DATA IN THIS EXERCISE ->

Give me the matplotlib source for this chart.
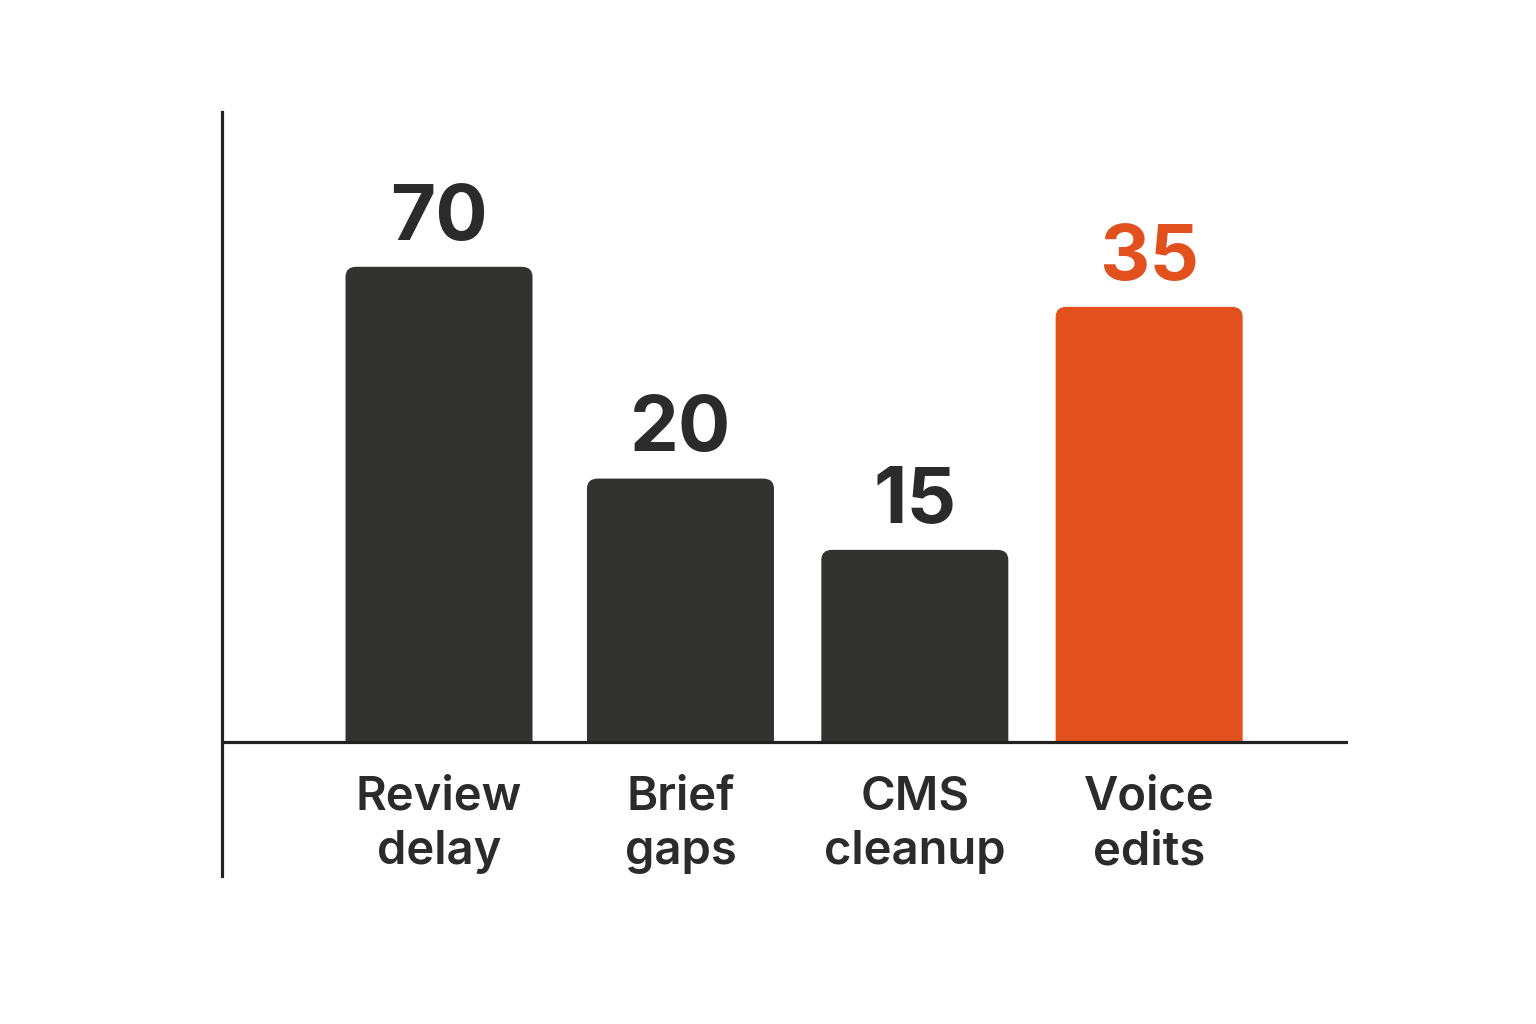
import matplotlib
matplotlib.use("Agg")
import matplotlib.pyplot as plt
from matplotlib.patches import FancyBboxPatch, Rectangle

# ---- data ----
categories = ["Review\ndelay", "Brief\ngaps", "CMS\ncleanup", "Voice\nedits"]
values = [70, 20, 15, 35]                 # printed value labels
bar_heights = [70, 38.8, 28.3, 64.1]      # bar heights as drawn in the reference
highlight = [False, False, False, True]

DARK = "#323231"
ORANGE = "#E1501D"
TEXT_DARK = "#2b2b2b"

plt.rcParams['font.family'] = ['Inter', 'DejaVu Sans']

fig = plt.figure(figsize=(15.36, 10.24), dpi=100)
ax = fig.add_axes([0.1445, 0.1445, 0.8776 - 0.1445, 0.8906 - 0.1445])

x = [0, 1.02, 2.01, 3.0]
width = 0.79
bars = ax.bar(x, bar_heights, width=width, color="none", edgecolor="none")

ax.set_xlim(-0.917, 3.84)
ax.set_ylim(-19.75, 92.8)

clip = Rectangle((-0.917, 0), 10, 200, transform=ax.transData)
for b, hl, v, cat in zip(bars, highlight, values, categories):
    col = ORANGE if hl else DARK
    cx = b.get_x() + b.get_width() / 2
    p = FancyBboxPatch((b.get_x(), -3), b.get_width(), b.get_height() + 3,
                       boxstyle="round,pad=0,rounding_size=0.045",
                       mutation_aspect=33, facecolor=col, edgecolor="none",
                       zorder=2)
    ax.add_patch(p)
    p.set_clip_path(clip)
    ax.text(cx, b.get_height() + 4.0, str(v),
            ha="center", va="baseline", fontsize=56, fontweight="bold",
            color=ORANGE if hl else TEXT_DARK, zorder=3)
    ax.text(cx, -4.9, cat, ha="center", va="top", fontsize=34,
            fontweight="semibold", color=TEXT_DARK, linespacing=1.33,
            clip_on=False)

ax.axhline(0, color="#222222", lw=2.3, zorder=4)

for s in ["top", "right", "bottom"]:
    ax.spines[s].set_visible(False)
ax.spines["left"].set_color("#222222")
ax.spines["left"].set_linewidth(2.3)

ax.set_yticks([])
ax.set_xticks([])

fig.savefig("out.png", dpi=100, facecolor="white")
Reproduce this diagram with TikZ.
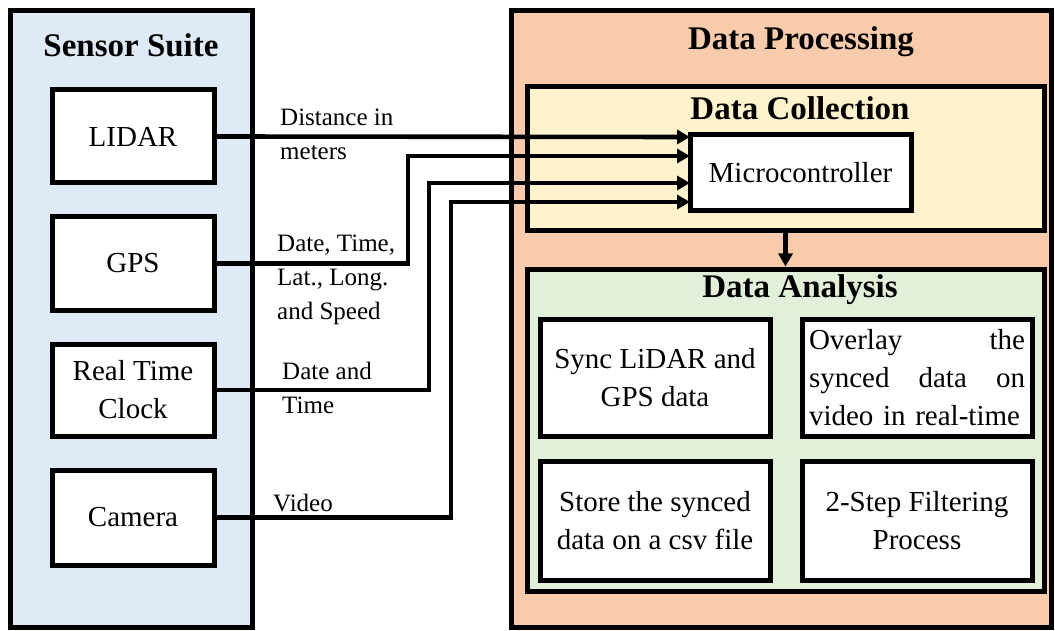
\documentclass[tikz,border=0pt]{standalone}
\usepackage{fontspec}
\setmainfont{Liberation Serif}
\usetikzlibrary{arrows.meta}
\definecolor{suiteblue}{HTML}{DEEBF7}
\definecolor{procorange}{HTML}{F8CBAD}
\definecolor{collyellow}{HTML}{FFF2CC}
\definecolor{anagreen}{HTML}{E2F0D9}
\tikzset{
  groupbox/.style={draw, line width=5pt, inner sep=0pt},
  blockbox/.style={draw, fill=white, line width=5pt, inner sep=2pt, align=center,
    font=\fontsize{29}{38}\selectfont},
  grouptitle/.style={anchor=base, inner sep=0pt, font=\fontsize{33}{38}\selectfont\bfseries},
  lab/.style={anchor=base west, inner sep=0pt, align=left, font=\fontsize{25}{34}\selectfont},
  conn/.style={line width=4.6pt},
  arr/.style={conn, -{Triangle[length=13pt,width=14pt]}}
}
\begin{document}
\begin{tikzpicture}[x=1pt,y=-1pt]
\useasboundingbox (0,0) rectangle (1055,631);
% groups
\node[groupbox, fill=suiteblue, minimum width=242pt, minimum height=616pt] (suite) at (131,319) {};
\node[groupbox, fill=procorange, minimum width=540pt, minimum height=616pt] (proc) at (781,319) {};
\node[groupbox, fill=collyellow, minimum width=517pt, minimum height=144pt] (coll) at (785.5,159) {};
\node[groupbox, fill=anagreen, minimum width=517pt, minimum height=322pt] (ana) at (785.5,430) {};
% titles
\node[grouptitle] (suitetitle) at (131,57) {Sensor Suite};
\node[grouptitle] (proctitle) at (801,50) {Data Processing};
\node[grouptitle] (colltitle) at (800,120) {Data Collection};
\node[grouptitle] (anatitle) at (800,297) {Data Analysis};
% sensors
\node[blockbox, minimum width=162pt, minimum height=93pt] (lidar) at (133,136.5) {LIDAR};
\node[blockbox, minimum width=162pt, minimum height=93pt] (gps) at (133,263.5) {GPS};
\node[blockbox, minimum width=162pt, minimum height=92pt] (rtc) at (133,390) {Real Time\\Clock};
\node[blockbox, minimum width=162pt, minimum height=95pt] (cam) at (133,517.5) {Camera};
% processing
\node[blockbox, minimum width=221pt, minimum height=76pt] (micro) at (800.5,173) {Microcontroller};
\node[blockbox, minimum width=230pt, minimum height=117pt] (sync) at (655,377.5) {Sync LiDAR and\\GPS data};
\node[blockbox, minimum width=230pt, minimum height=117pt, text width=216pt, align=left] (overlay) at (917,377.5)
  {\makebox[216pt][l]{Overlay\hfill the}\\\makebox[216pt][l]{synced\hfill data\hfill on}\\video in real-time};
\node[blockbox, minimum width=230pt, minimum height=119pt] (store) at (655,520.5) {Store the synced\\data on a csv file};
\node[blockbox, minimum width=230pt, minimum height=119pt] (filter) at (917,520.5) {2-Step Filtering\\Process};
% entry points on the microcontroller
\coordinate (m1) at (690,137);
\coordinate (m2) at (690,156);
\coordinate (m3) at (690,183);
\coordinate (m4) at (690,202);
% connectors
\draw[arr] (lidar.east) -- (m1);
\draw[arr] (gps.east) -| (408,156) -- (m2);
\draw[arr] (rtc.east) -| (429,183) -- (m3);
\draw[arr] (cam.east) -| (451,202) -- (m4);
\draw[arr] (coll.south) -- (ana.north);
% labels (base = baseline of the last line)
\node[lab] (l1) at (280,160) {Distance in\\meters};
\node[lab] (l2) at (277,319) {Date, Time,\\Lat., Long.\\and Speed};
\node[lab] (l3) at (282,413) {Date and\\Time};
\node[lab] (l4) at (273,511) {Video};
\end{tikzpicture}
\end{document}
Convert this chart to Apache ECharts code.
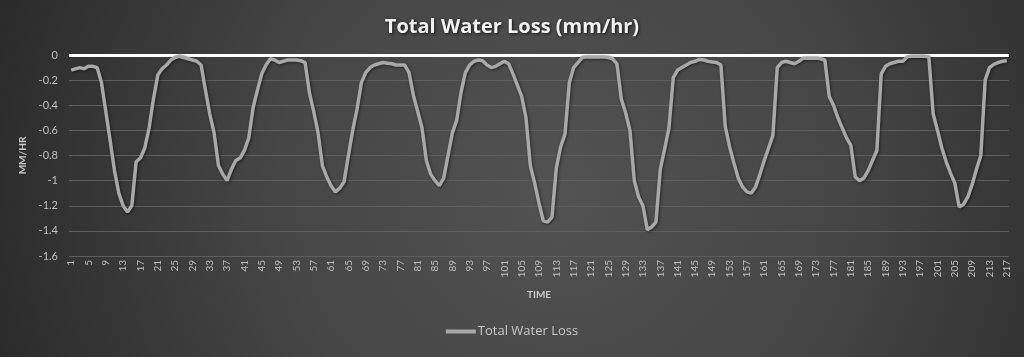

EXERCISE BRIEF ->
Give back the whole listing as it stands, minus its pictures.

FULL RESPONSE ->
Give me the matplotlib source for this chart.
import matplotlib
matplotlib.use("Agg")
import matplotlib.pyplot as plt
from matplotlib.patches import FancyBboxPatch, Rectangle

# ---- data ----
categories = ["Review\ndelay", "Brief\ngaps", "CMS\ncleanup", "Voice\nedits"]
values = [70, 20, 15, 35]                 # printed value labels
bar_heights = [70, 38.8, 28.3, 64.1]      # bar heights as drawn in the reference
highlight = [False, False, False, True]

DARK = "#323231"
ORANGE = "#E1501D"
TEXT_DARK = "#2b2b2b"

plt.rcParams['font.family'] = ['Inter', 'DejaVu Sans']

fig = plt.figure(figsize=(15.36, 10.24), dpi=100)
ax = fig.add_axes([0.1445, 0.1445, 0.8776 - 0.1445, 0.8906 - 0.1445])

x = [0, 1.02, 2.01, 3.0]
width = 0.79
bars = ax.bar(x, bar_heights, width=width, color="none", edgecolor="none")

ax.set_xlim(-0.917, 3.84)
ax.set_ylim(-19.75, 92.8)

clip = Rectangle((-0.917, 0), 10, 200, transform=ax.transData)
for b, hl, v, cat in zip(bars, highlight, values, categories):
    col = ORANGE if hl else DARK
    cx = b.get_x() + b.get_width() / 2
    p = FancyBboxPatch((b.get_x(), -3), b.get_width(), b.get_height() + 3,
                       boxstyle="round,pad=0,rounding_size=0.045",
                       mutation_aspect=33, facecolor=col, edgecolor="none",
                       zorder=2)
    ax.add_patch(p)
    p.set_clip_path(clip)
    ax.text(cx, b.get_height() + 4.0, str(v),
            ha="center", va="baseline", fontsize=56, fontweight="bold",
            color=ORANGE if hl else TEXT_DARK, zorder=3)
    ax.text(cx, -4.9, cat, ha="center", va="top", fontsize=34,
            fontweight="semibold", color=TEXT_DARK, linespacing=1.33,
            clip_on=False)

ax.axhline(0, color="#222222", lw=2.3, zorder=4)

for s in ["top", "right", "bottom"]:
    ax.spines[s].set_visible(False)
ax.spines["left"].set_color("#222222")
ax.spines["left"].set_linewidth(2.3)

ax.set_yticks([])
ax.set_xticks([])

fig.savefig("out.png", dpi=100, facecolor="white")
Reproduce this diagram with TikZ.
\documentclass[tikz,border=0pt]{standalone}
\usepackage{fontspec}
\setmainfont{Liberation Serif}
\usetikzlibrary{arrows.meta}
\definecolor{suiteblue}{HTML}{DEEBF7}
\definecolor{procorange}{HTML}{F8CBAD}
\definecolor{collyellow}{HTML}{FFF2CC}
\definecolor{anagreen}{HTML}{E2F0D9}
\tikzset{
  groupbox/.style={draw, line width=5pt, inner sep=0pt},
  blockbox/.style={draw, fill=white, line width=5pt, inner sep=2pt, align=center,
    font=\fontsize{29}{38}\selectfont},
  grouptitle/.style={anchor=base, inner sep=0pt, font=\fontsize{33}{38}\selectfont\bfseries},
  lab/.style={anchor=base west, inner sep=0pt, align=left, font=\fontsize{25}{34}\selectfont},
  conn/.style={line width=4.6pt},
  arr/.style={conn, -{Triangle[length=13pt,width=14pt]}}
}
\begin{document}
\begin{tikzpicture}[x=1pt,y=-1pt]
\useasboundingbox (0,0) rectangle (1055,631);
% groups
\node[groupbox, fill=suiteblue, minimum width=242pt, minimum height=616pt] (suite) at (131,319) {};
\node[groupbox, fill=procorange, minimum width=540pt, minimum height=616pt] (proc) at (781,319) {};
\node[groupbox, fill=collyellow, minimum width=517pt, minimum height=144pt] (coll) at (785.5,159) {};
\node[groupbox, fill=anagreen, minimum width=517pt, minimum height=322pt] (ana) at (785.5,430) {};
% titles
\node[grouptitle] (suitetitle) at (131,57) {Sensor Suite};
\node[grouptitle] (proctitle) at (801,50) {Data Processing};
\node[grouptitle] (colltitle) at (800,120) {Data Collection};
\node[grouptitle] (anatitle) at (800,297) {Data Analysis};
% sensors
\node[blockbox, minimum width=162pt, minimum height=93pt] (lidar) at (133,136.5) {LIDAR};
\node[blockbox, minimum width=162pt, minimum height=93pt] (gps) at (133,263.5) {GPS};
\node[blockbox, minimum width=162pt, minimum height=92pt] (rtc) at (133,390) {Real Time\\Clock};
\node[blockbox, minimum width=162pt, minimum height=95pt] (cam) at (133,517.5) {Camera};
% processing
\node[blockbox, minimum width=221pt, minimum height=76pt] (micro) at (800.5,173) {Microcontroller};
\node[blockbox, minimum width=230pt, minimum height=117pt] (sync) at (655,377.5) {Sync LiDAR and\\GPS data};
\node[blockbox, minimum width=230pt, minimum height=117pt, text width=216pt, align=left] (overlay) at (917,377.5)
  {\makebox[216pt][l]{Overlay\hfill the}\\\makebox[216pt][l]{synced\hfill data\hfill on}\\video in real-time};
\node[blockbox, minimum width=230pt, minimum height=119pt] (store) at (655,520.5) {Store the synced\\data on a csv file};
\node[blockbox, minimum width=230pt, minimum height=119pt] (filter) at (917,520.5) {2-Step Filtering\\Process};
% entry points on the microcontroller
\coordinate (m1) at (690,137);
\coordinate (m2) at (690,156);
\coordinate (m3) at (690,183);
\coordinate (m4) at (690,202);
% connectors
\draw[arr] (lidar.east) -- (m1);
\draw[arr] (gps.east) -| (408,156) -- (m2);
\draw[arr] (rtc.east) -| (429,183) -- (m3);
\draw[arr] (cam.east) -| (451,202) -- (m4);
\draw[arr] (coll.south) -- (ana.north);
% labels (base = baseline of the last line)
\node[lab] (l1) at (280,160) {Distance in\\meters};
\node[lab] (l2) at (277,319) {Date, Time,\\Lat., Long.\\and Speed};
\node[lab] (l3) at (282,413) {Date and\\Time};
\node[lab] (l4) at (273,511) {Video};
\end{tikzpicture}
\end{document}
Convert this chart to Apache ECharts code.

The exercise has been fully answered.